Arzucum ya, iyi ki varsin. gercekten. bu oylesine soylenmis bir soz degil, inan. yazilarinin bazilari oyle zamanlara denk geliyor ki, hani takvimlerde "gunun yemegi" gibi koseler olur ya, bunlar da benim gunumun yazilari oluyor, hep merakla bekledigim. bazen siir, bazen oyku ama hep cok guzel. bugunku yazin da oyle, yine cok guzel...ben de elektra gibi once yanildim, bugunu anlatiyorsun zannedip, "allahim gunes var da ben mi gormuyorum" dedim, sonra anladim bugunu anlatmadigini. benim lise grubunda haftasonu baslayan ve bugun de tum hiziyla suren (yahoogroups araciligiyla) "beklentisizligin mutlulugu" adli tartismaya cok yakisan bir yazi bu. beklentilerimiz ne kadar dusukse o kadar cok mutlu olabiliyoruz aslinda. ve bunu insan buyudukce ogreniyor. ve evet, "yeter ki gun eksilmesin penceremden" diyebilmek ve boyle bir dizeyi yazmis olmak gibine bahtiyarlik...
sevgiler

Arzu Çur dedi ki...

Ececim, saf olan sen değilmişsin ki, bal gibi de benmişim. Bi şiirden korkmak, bi de sayfaları yapıştırmak. Bu ne buu?:)

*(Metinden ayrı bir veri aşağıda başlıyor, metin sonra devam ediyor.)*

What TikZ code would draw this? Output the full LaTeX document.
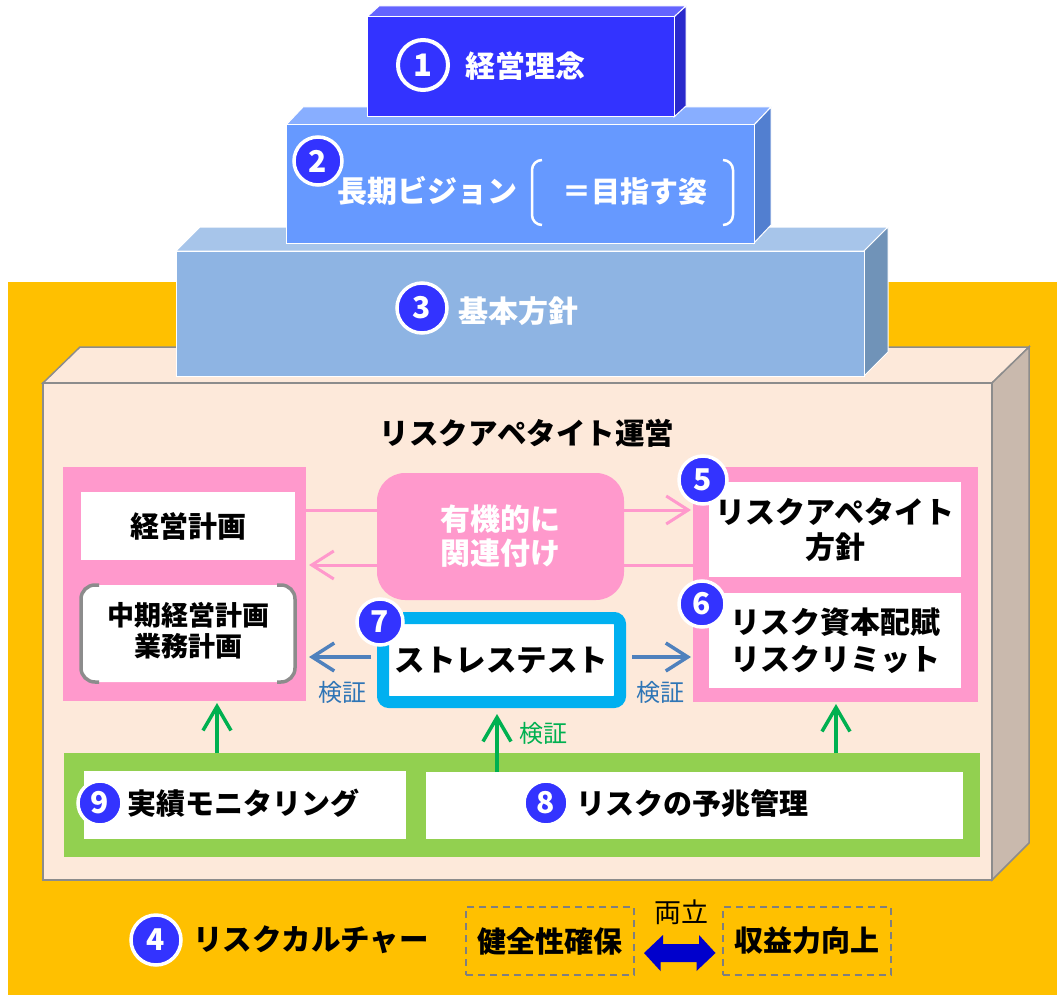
\documentclass[tikz,border=0pt]{standalone}
\usepackage{fontspec}
\setmainfont{Noto Sans CJK JP}
\usetikzlibrary{arrows.meta}
\definecolor{nblue}{HTML}{3333FF}
\definecolor{b1top}{HTML}{6464FF}
\definecolor{b1side}{HTML}{2929CC}
\definecolor{b2front}{HTML}{6699FF}
\definecolor{b2top}{HTML}{88AEFF}
\definecolor{b2side}{HTML}{527FD0}
\definecolor{b3front}{HTML}{8EB4E3}
\definecolor{b3top}{HTML}{A7C5EA}
\definecolor{b3side}{HTML}{7093B8}
\definecolor{orangebg}{HTML}{FFC000}
\definecolor{peach}{HTML}{FDE9DA}
\definecolor{peachside}{HTML}{C9B9AD}
\definecolor{edgegray}{HTML}{8C8C8C}
\definecolor{pinkc}{HTML}{FF99CC}
\definecolor{cyanc}{HTML}{00B0F0}
\definecolor{greenbox}{HTML}{92D050}
\definecolor{greenarr}{HTML}{00B050}
\definecolor{steel}{HTML}{4F81BD}
\definecolor{lblue}{HTML}{2E75B6}
\definecolor{dashgray}{HTML}{7F7F7F}
\definecolor{dblue}{HTML}{0000CC}
\begin{document}
\begin{tikzpicture}[x=1pt,y=-1pt,
  plain/.style={draw=none,inner sep=0pt,outer sep=0pt},
  wbox/.style={plain,fill=white},
  numc/.style={circle,fill=nblue,draw=white,line width=3.5pt,inner sep=0pt,minimum size=#1,text=white,font=\bfseries\fontsize{30}{30}\selectfont},
  jt/.style={inner sep=0pt,font=\bfseries\fontsize{30}{36}\selectfont,align=center},
  kensho/.style={inner sep=0pt,font=\fontsize{24}{24}\selectfont},
  pinkarr/.style={draw=pinkc,line width=3pt,-{Straight Barb[length=22pt,width=28pt,line width=3pt]}},
  bluearr/.style={draw=steel,line width=3.5pt,-{Straight Barb[length=22pt,width=28pt,line width=3.5pt]}},
  greenarrow/.style={draw=greenarr,line width=3.5pt,-{Straight Barb[length=24pt,width=28pt,line width=3.5pt]}},
  dbox/.style={draw=dashgray,line width=2pt,dash pattern=on 7pt off 5pt,inner sep=0pt,minimum width=168pt,minimum height=68pt,font=\bfseries\fontsize{29}{29}\selectfont},
  edge/.style={draw=white,line width=1pt}
]
\useasboundingbox (0,0) rectangle (1057,995);
\fill[white] (0,0) rectangle (1057,995);
\fill[orangebg] (8,282) rectangle (1057,995);

% big peach box
\filldraw[fill=peach,draw=edgegray,line width=1.5pt] (43,383) -- (80,347) -- (1029,347) -- (992,383) -- cycle;
\filldraw[fill=peachside,draw=edgegray,line width=1.5pt] (992,383) -- (1029,347) -- (1029,843) -- (992,880) -- cycle;
\filldraw[fill=peach,draw=edgegray,line width=1.5pt] (43,383) rectangle (992,880);

% block 3
\filldraw[fill=b3top,edge] (176,251) -- (200,227) -- (888,227) -- (864,251) -- cycle;
\filldraw[fill=b3side,edge] (864,251) -- (888,227) -- (888,352) -- (864,376) -- cycle;
\filldraw[fill=b3front,edge] (176,251) rectangle (864,376);
% block 2
\filldraw[fill=b2top,edge] (286,125) -- (303,107) -- (771,107) -- (754,125) -- cycle;
\filldraw[fill=b2side,edge] (754,125) -- (771,107) -- (771,225) -- (754,243) -- cycle;
\filldraw[fill=b2front,edge] (286,125) rectangle (754,243);
% block 1
\filldraw[fill=b1top,edge] (367,17) -- (379,6) -- (686,6) -- (674,17) -- cycle;
\filldraw[fill=b1side,edge] (674,17) -- (686,6) -- (686,106) -- (674,117) -- cycle;
\filldraw[fill=nblue,edge] (367,17) rectangle (674,117);

% block texts
\node[circle,draw=white,line width=4pt,minimum size=50pt,inner sep=0pt,text=white,font=\bfseries\fontsize{31}{31}\selectfont] (c1) at (423,65) {1};
\node[jt,text=white,anchor=west] (t1) at (465,66) {経営理念};
\node[numc=48pt] (c2) at (318,161) {2};
\node[jt,text=white,anchor=west] (t2) at (337,191) {長期ビジョン};
\node[plain,minimum width=201pt,minimum height=65pt] (br) at (632.5,192.5) {};
\draw[white,line width=2.5pt,rounded corners=10pt] ([xshift=10pt]br.north west) -- (br.north west) -- (br.south west) -- ([xshift=10pt]br.south west);
\draw[white,line width=2.5pt,rounded corners=10pt] ([xshift=-10pt]br.north east) -- (br.north east) -- (br.south east) -- ([xshift=-10pt]br.south east);
\node[jt,text=white,anchor=west,font=\bfseries\fontsize{29}{29}\selectfont] (t2b) at (562,191) {＝目指す姿};
\node[numc=50pt] (c3) at (422,308) {3};
\node[jt,text=white,anchor=west] (t3) at (458,311) {基本方針};

% title
\node[jt,font=\bfseries\fontsize{29.5}{29.5}\selectfont] (title) at (527,433) {リスクアペタイト運営};

% left pink group
\node[plain,fill=pinkc,minimum width=243pt,minimum height=234pt] (lp) at (184.5,584) {};
\node[wbox,minimum width=214pt,minimum height=68pt,jt,font=\bfseries\fontsize{29}{29}\selectfont] (kk) at (188,526) {経営計画};
\node[plain,fill=white,rounded corners=14pt,minimum width=214pt,minimum height=97pt] (ck) at (188,633.5) {};
\draw[edgegray,line width=3.5pt,rounded corners=14pt] ([xshift=18pt]ck.north west) -- (ck.north west) -- (ck.south west) -- ([xshift=18pt]ck.south west);
\draw[edgegray,line width=3.5pt,rounded corners=14pt] ([xshift=-18pt]ck.north east) -- (ck.north east) -- (ck.south east) -- ([xshift=-18pt]ck.south east);
\node[jt,font=\bfseries\fontsize{27}{31}\selectfont] (ckt) at (188,631) {中期経営計画\\業務計画};

% right pink group
\node[plain,fill=pinkc,minimum width=285pt,minimum height=235pt] (rp) at (835.5,584.5) {};
\node[wbox,minimum width=252pt,minimum height=95pt] (b5) at (835,529.5) {};
\node[jt,font=\bfseries\fontsize{30}{35}\selectfont] (t5) at (835,530) {リスクアペタイト\\方針};
\node[wbox,minimum width=252pt,minimum height=95pt] (b6) at (835,640.5) {};
\node[jt,font=\bfseries\fontsize{30}{37}\selectfont] (t6) at (835,641) {リスク資本配賦\\リスクリミット};
\node[numc=48pt] (c5) at (703,480) {5};
\node[numc=46pt] (c6) at (702,604) {6};

% pink connectors
\coordinate (ya) at (0,510);
\coordinate (yb) at (0,565);
\draw[pinkarr] (lp.east |- ya) -- ([xshift=-2pt]rp.west |- ya);
\draw[pinkarr] (rp.west |- yb) -- ([xshift=3pt]lp.east |- yb);

% organic box
\node[plain,fill=pinkc,rounded corners=28pt,minimum width=247pt,minimum height=127pt,jt,text=white,font=\bfseries\fontsize{30}{34}\selectfont] (og) at (500.5,536.5) {有機的に\\関連付け};

% stress test
\node[draw=cyanc,fill=white,line width=12pt,rounded corners=6pt,minimum width=237pt,minimum height=84pt,inner sep=0pt,font=\bfseries\fontsize{30.5}{30.5}\selectfont] (st) at (501.5,660) {ストレステスト};
\node[numc=46pt] (c7) at (380,622) {7};

% blue connectors
\coordinate (yc) at (0,657);
\draw[bluearr] ([xshift=-6pt]st.west |- yc) -- ([xshift=3pt]lp.east |- yc);
\draw[bluearr] ([xshift=6pt]st.east |- yc) -- ([xshift=-2pt]rp.west |- yc);
\node[kensho,text=lblue] (k1) at (342,692) {検証};
\node[kensho,text=lblue] (k2) at (660,692) {検証};

% green group
\node[plain,fill=greenbox,minimum width=916pt,minimum height=104pt] (gr) at (522,805) {};
\node[wbox,minimum width=322pt,minimum height=68pt] (b9) at (245,805) {};
\node[wbox,minimum width=537pt,minimum height=67pt] (b8) at (694.5,805.5) {};
\node[numc=44pt] (c9) at (100,803) {9};
\node[jt,anchor=west,font=\bfseries\fontsize{29}{29}\selectfont] (t9) at (127,803) {実績モニタリング};
\node[numc=44pt] (c8) at (546,803) {8};
\node[jt,anchor=west,font=\bfseries\fontsize{29}{29}\selectfont] (t8) at (576,803) {リスクの予兆管理};

% green connectors
\coordinate (xa) at (217,0);
\coordinate (xb) at (497,0);
\coordinate (xc) at (836,0);
\draw[greenarrow] (gr.north -| xa) -- ([yshift=-2pt]lp.south -| xa);
\draw[greenarrow] (b8.north -| xb) -- ([yshift=-6pt]st.south -| xb);
\draw[greenarrow] (gr.north -| xc) -- ([yshift=-2pt]rp.south -| xc);
\node[kensho,text=greenarr] (k3) at (543,733) {検証};

% risk culture
\node[numc=50pt] (c4) at (156,940) {4};
\node[jt,anchor=west,font=\bfseries\fontsize{29.5}{29.5}\selectfont] (t4) at (193,940) {リスクカルチャー};
\node[dbox] (kz) at (550,941) {健全性確保};
\node[dbox] (sy) at (806.5,941) {収益力向上};
\coordinate (yd) at (0,953);
\fill[dblue] ([xshift=9pt]kz.east |- yd) -- ++(19,-18) -- ++(0,9) -- ++(36,0) -- ++(0,-9) -- ([xshift=-6pt]sy.west |- yd) -- ++(-19,18) -- ++(0,-9) -- ++(-36,0) -- ++(0,9) -- cycle;
\node[inner sep=0pt,font=\fontsize{27}{27}\selectfont] (ry) at (681,912) {両立};
\end{tikzpicture}
\end{document}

Büyüyünce akıllanmana ben bişey diyemeyeceğim. Bi yerde kafana şapka niyetine ne taktığını işte bu iki gözümle gördüm yahu:)

Arzu Çur dedi ki...

Elektra! Burada sırlarımızı faş etmesek derim. Bak sen zararlı çıkarsın, karışmam.

Hehe.

Arzu Çur dedi ki...

Şule'm canım, asıl sen iyi ki varsın. Sayende yüzümde güller açıyor. Sırf sen oku diye bile eklerim buraya her gün bişeyler. Sağolasın.

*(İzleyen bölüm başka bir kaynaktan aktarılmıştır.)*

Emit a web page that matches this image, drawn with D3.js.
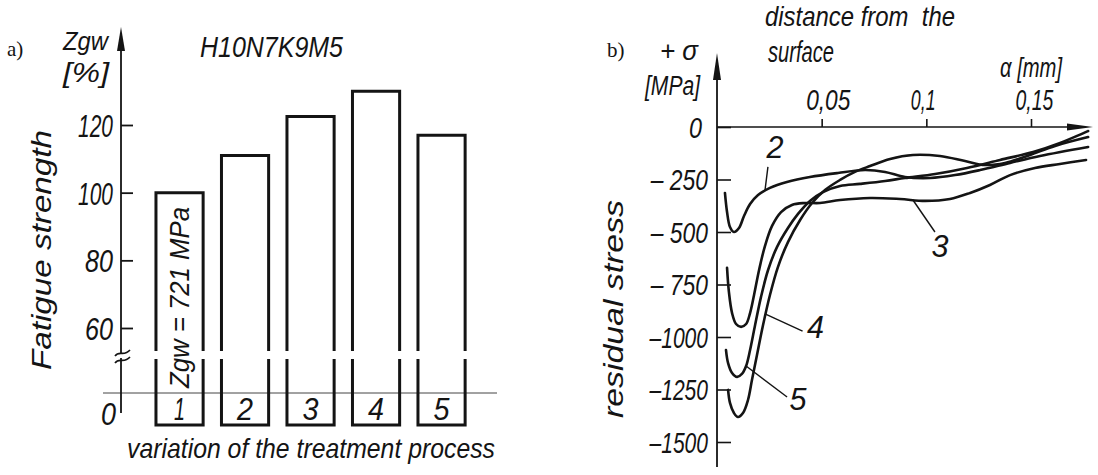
<!DOCTYPE html>
<html>
<head>
<meta charset="utf-8">
<script src="https://cdn.jsdelivr.net/npm/d3@7"></script>
<style>
  html, body { margin: 0; padding: 0; background: #fff; }
  svg { display: block; }
  text { font-family: "Liberation Sans", Arial, sans-serif; font-style: italic; fill: #141414; }
</style>
</head>
<body>
<svg id="chart" width="1098" height="475"></svg>
<script>
// ---------------- a) fatigue strength per treatment variant ----------------
const variants = ["1", "2", "3", "4", "5"];
const fatigueStrength = [100, 111, 122.5, 130, 117];   // Zgw [%], variant 1 = 721 MPa
const strengthTicks = [60, 80, 100, 120];

// ---------------- b) residual stress vs. depth, [a mm, sigma MPa] ----------------
const profile2 = [
  [0.0038, -314], [0.0048, -405], [0.0062, -476], [0.0081, -500], [0.0105, -481],
  [0.0129, -424], [0.0158, -367], [0.0196, -324], [0.0253, -290], [0.0334, -262],
  [0.0444, -238], [0.0578, -219], [0.0707, -205], [0.0803, -214], [0.0898, -238],
  [0.1018, -243], [0.1137, -229], [0.1257, -205], [0.1400, -171], [0.1543, -138],
  [0.1773, -95]
];
const profile3 = [
  [0.0048, -671], [0.0057, -786], [0.0072, -886], [0.0091, -938], [0.0115, -952],
  [0.0139, -938], [0.0158, -886], [0.0177, -800], [0.0201, -681], [0.0229, -567],
  [0.0263, -471], [0.0306, -405], [0.0358, -371], [0.0420, -362], [0.0492, -362],
  [0.0588, -348], [0.0731, -338], [0.0874, -343], [0.0994, -352], [0.1113, -343],
  [0.1209, -314], [0.1304, -276], [0.1400, -229], [0.1519, -195], [0.1638, -176],
  [0.1763, -157]
];
const profile4 = [
  [0.0053, -1252], [0.0062, -1314], [0.0081, -1362], [0.0100, -1381], [0.0124, -1362],
  [0.0148, -1300], [0.0167, -1205], [0.0191, -1086], [0.0220, -943], [0.0253, -800],
  [0.0291, -667], [0.0339, -548], [0.0397, -443], [0.0454, -362], [0.0516, -300],
  [0.0588, -252], [0.0659, -214], [0.0731, -186], [0.0827, -152], [0.0936, -133],
  [0.1065, -138], [0.1185, -162], [0.1280, -181], [0.1376, -171], [0.1495, -133],
  [0.1615, -90], [0.1773, -48]
];
const profile5 = [
  [0.0043, -1062], [0.0053, -1124], [0.0072, -1171], [0.0096, -1190], [0.0119, -1176],
  [0.0139, -1138], [0.0158, -1062], [0.0182, -943], [0.0210, -810], [0.0244, -681],
  [0.0287, -571], [0.0339, -481], [0.0387, -414], [0.0444, -352], [0.0506, -310],
  [0.0588, -281], [0.0683, -271], [0.0803, -257], [0.0898, -243], [0.1042, -224],
  [0.1194, -195], [0.1352, -157], [0.1510, -119], [0.1639, -76], [0.1773, -19]
];
const depthTicks = [0.05, 0.1, 0.15];
const depthTickLabels = ["0,05", "0,1", "0,15"];
const stressTicks = [0, -250, -500, -750, -1000, -1250, -1500];
const stressTickLabels = ["0", "\u2013 250", "\u2013 500", "\u2013 750", "\u20131000", "\u20131250", "\u20131500"];

const INK = "#141414";
const svg = d3.select("#chart");

// narrow lettering: "1" is slim, other glyphs share one width
function narrowWidth(str, unit) {
  let w = 0;
  for (const c of str) {
    if (c === "1") w += unit * 0.5;
    else if (c === "," || c === " ") w += unit * 0.4;
    else w += unit;
  }
  return w;
}

function addText(parent, str, o = {}) {
  const t = parent.append("text")
    .attr("transform", `translate(${o.x || 0},${o.y || 0})` + (o.rotate ? ` rotate(${o.rotate})` : ""))
    .attr("text-anchor", o.anchor || "start")
    .style("font-size", (o.size || 26) + "px")
    .text(str);
  if (o.serif) t.style("font-family", '"Liberation Serif", "Times New Roman", serif').style("font-style", "normal");
  if (o.width) t.attr("textLength", o.width).attr("lengthAdjust", "spacingAndGlyphs");
  return t;
}

function arrowHead(parent, tip, dir, len, half) {
  const [x, y] = tip;
  const d = dir === "up"
    ? `M${x},${y}L${x + half},${y + len}L${x - half},${y + len}Z`
    : `M${x},${y}L${x - len},${y - half}L${x - len},${y + half}Z`;
  parent.append("path").attr("d", d).attr("fill", INK);
}

// ===================== a) =====================
const gA = svg.append("g");
const xBar = d3.scaleBand().domain(variants).range([146.8, 474.3]).paddingInner(0.28).paddingOuter(0.14);
const yBar = d3.scaleLinear().domain([60, 120]).range([328, 125]);
const axisAX = 121, breakTop = 351, breakBottom = 359, zeroY = 393, barFoot = 425;

// zero reference line
gA.append("line").attr("x1", 103).attr("x2", 497).attr("y1", zeroY).attr("y2", zeroY)
  .attr("stroke", "#444").attr("stroke-width", 1);

// bars: upper part ends at the scale break, base part carries the variant number
const bars = gA.selectAll("g.bar").data(variants.map((v, i) => ({ v, val: fatigueStrength[i] })))
  .join("g").attr("class", "bar");
bars.append("path")
  .attr("d", d => {
    const x0 = xBar(d.v), x1 = x0 + xBar.bandwidth();
    return `M${x0},${breakTop}V${yBar(d.val)}H${x1}V${breakTop}`;
  })
  .attr("fill", "none").attr("stroke", INK).attr("stroke-width", 3);
bars.append("path")
  .attr("d", d => {
    const x0 = xBar(d.v), x1 = x0 + xBar.bandwidth();
    return `M${x0},${breakBottom}V${barFoot}H${x1}V${breakBottom}`;
  })
  .attr("fill", "none").attr("stroke", INK).attr("stroke-width", 3);
bars.each(function (d) {
  addText(d3.select(this), d.v, {
    x: xBar(d.v) + xBar.bandwidth() / 2, y: barFoot - 5, size: 31, anchor: "middle",
    width: d.v === "1" ? 11 : 16
  });
});

// vertical axis with arrow and break
gA.append("line").attr("x1", axisAX).attr("x2", axisAX).attr("y1", 48).attr("y2", 413)
  .attr("stroke", INK).attr("stroke-width", 1.8);
arrowHead(gA, [axisAX, 27], "up", 24, 4);
gA.append("rect").attr("x", axisAX - 2).attr("y", 354).attr("width", 4).attr("height", 4).attr("fill", "#fff");
gA.append("path").attr("d", `M${axisAX - 6},356 C${axisAX - 2},350 ${axisAX + 3},357 ${axisAX + 9},350`)
  .attr("fill", "none").attr("stroke", INK).attr("stroke-width", 1.6);
gA.append("path").attr("d", `M${axisAX - 6},363 C${axisAX - 2},357 ${axisAX + 3},364 ${axisAX + 9},357`)
  .attr("fill", "none").attr("stroke", INK).attr("stroke-width", 1.6);

const axA = gA.append("g").attr("transform", `translate(${axisAX},0)`)
  .call(d3.axisLeft(yBar).tickValues(strengthTicks).tickSizeInner(-12).tickSizeOuter(0).tickPadding(8));
axA.attr("font-size", null).attr("font-family", null);
axA.select(".domain").remove();
axA.selectAll("line").attr("stroke", INK).attr("stroke-width", 1.8);
axA.selectAll("text").attr("dy", "0.36em").style("font-size", "32px")
  .attr("textLength", d => narrowWidth(String(d), 14)).attr("lengthAdjust", "spacingAndGlyphs");
addText(gA, "0", { x: 116, y: zeroY + 32, size: 31, anchor: "end", width: 15 });

// titles and axis names
addText(gA, "a)", { x: 7, y: 56, size: 21, serif: true });
addText(gA, "Zgw", { x: 63, y: 50, size: 25, width: 45 });
addText(gA, "[%]", { x: 63, y: 82, size: 27, width: 46 });
addText(gA, "H10N7K9M5", { x: 200, y: 57, size: 29, width: 143 });
addText(gA, "Fatigue  strength", { x: 51, y: 370, rotate: -90, size: 27, width: 240 });
addText(gA, "variation of the treatment process", { x: 127, y: 458, size: 28, width: 368 });
addText(gA, "Zgw = 721 MPa", {
  x: xBar("1") + xBar.bandwidth() / 2 + 9, y: 388, rotate: -90, size: 27, width: 181
});

// ===================== b) =====================
const gB = svg.append("g");
const xDepth = d3.scaleLinear().domain([0, 0.15]).range([717, 1031]);
const yStress = d3.scaleLinear().domain([0, -1500]).range([127, 442]);
const ox = xDepth(0), oy = yStress(0);

// axes
gB.append("line").attr("x1", ox).attr("x2", ox).attr("y1", 76).attr("y2", 467)
  .attr("stroke", INK).attr("stroke-width", 1.8);
arrowHead(gB, [ox, 53], "up", 27, 4);
gB.append("line").attr("x1", ox).attr("x2", 1070).attr("y1", oy).attr("y2", oy)
  .attr("stroke", INK).attr("stroke-width", 1.6);
arrowHead(gB, [1093, oy], "right", 26, 3.5);

const axY = gB.append("g").attr("transform", `translate(${ox},0)`)
  .call(d3.axisLeft(yStress).tickValues(stressTicks).tickSizeInner(-14).tickSizeOuter(0).tickPadding(9)
    .tickFormat((d, i) => stressTickLabels[i]));
axY.attr("font-size", null).attr("font-family", null);
axY.select(".domain").remove();
axY.selectAll("line").attr("stroke", INK).attr("stroke-width", 1.6);
axY.selectAll("text").attr("dy", "0.36em").style("font-size", "29px")
  .attr("x", d => d === 0 ? -15 : -9)
  .attr("textLength", (d, i) => narrowWidth(stressTickLabels[i], 13)).attr("lengthAdjust", "spacingAndGlyphs");

const axX = gB.append("g").attr("transform", `translate(0,${oy})`)
  .call(d3.axisTop(xDepth).tickValues(depthTicks).tickSizeInner(8).tickSizeOuter(0).tickPadding(9)
    .tickFormat((d, i) => depthTickLabels[i]));
axX.attr("font-size", null).attr("font-family", null);
axX.select(".domain").remove();
axX.selectAll("line").attr("stroke", INK).attr("stroke-width", 1.6);
axX.selectAll("text").attr("text-anchor", "start").attr("x", -16).style("font-size", "30px")
  .attr("textLength", (d, i) => narrowWidth(depthTickLabels[i], 13)).attr("lengthAdjust", "spacingAndGlyphs");

// stress profiles
const stressLine = d3.line()
  .x(d => xDepth(d[0])).y(d => yStress(d[1]))
  .curve(d3.curveCatmullRom.alpha(0.5));
const profiles = [
  { id: "2", pts: profile2, at: 0.0229, leader: [3, -24], label: [10, -33] },
  { id: "3", pts: profile3, at: 0.0936, leader: [22, 32], label: [27, 57] },
  { id: "4", pts: profile4, at: 0.0232, leader: [37, 17], label: [50, 24] },
  { id: "5", pts: profile5, at: 0.0139, leader: [41, 31], label: [52, 44] }
];
gB.selectAll("path.profile").data(profiles).join("path")
  .attr("class", "profile")
  .attr("d", p => stressLine(p.pts))
  .attr("fill", "none").attr("stroke", INK).attr("stroke-width", 2.6)
  .attr("stroke-linecap", "round").attr("stroke-linejoin", "round");

// curve numbers with leader lines
function stressAt(pts, a) {
  for (let i = 1; i < pts.length; i++) {
    if (pts[i][0] >= a) {
      const [a0, s0] = pts[i - 1], [a1, s1] = pts[i];
      return s0 + (s1 - s0) * (a - a0) / (a1 - a0);
    }
  }
  return pts[pts.length - 1][1];
}
profiles.forEach(p => {
  const px = xDepth(p.at), py = yStress(stressAt(p.pts, p.at));
  gB.append("line").attr("x1", px).attr("y1", py)
    .attr("x2", px + p.leader[0]).attr("y2", py + p.leader[1])
    .attr("stroke", INK).attr("stroke-width", 1.4);
  addText(gB, p.id, { x: px + p.label[0], y: py + p.label[1], size: 32, anchor: "middle", width: 17 });
});

// titles and axis names
addText(gB, "b)", { x: 607, y: 57, size: 21, serif: true });
addText(gB, "+ \u03c3", { x: 660, y: 60, size: 27, width: 38 });
addText(gB, "[MPa]", { x: 645, y: 95, size: 27, width: 55 });
addText(gB, "distance from  the", { x: 765, y: 26, size: 28, width: 190 }).style("white-space", "pre");
addText(gB, "surface", { x: 768, y: 62, size: 29, width: 66 });
addText(gB, "\u03b1 [mm]", { x: 1000, y: 77, size: 27, width: 62 });
addText(gB, "residual  stress", { x: 623, y: 418, rotate: -90, size: 27, width: 218 });
</script>
</body>
</html>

Bu arada, o grupta falan kullanmak istersen eğer yazıyı bir örnek diye, çekinem ne olur. Nasıl diyordu o filmde postacı: "Şiir ihtiyacı olanındır"

Sevgiler,

ece dedi ki...

Arzu kuşum akıl bende ne gezeeer, o "mı" eki bu yüzdendi... Özledim birden seni bi' de...

Arzu Çur dedi ki...

Ece'm biberim, ben de özledim. Pek ırak yerdeyim ben ama ya, motor da almadınız ki bana geligelivereyim. Di mi?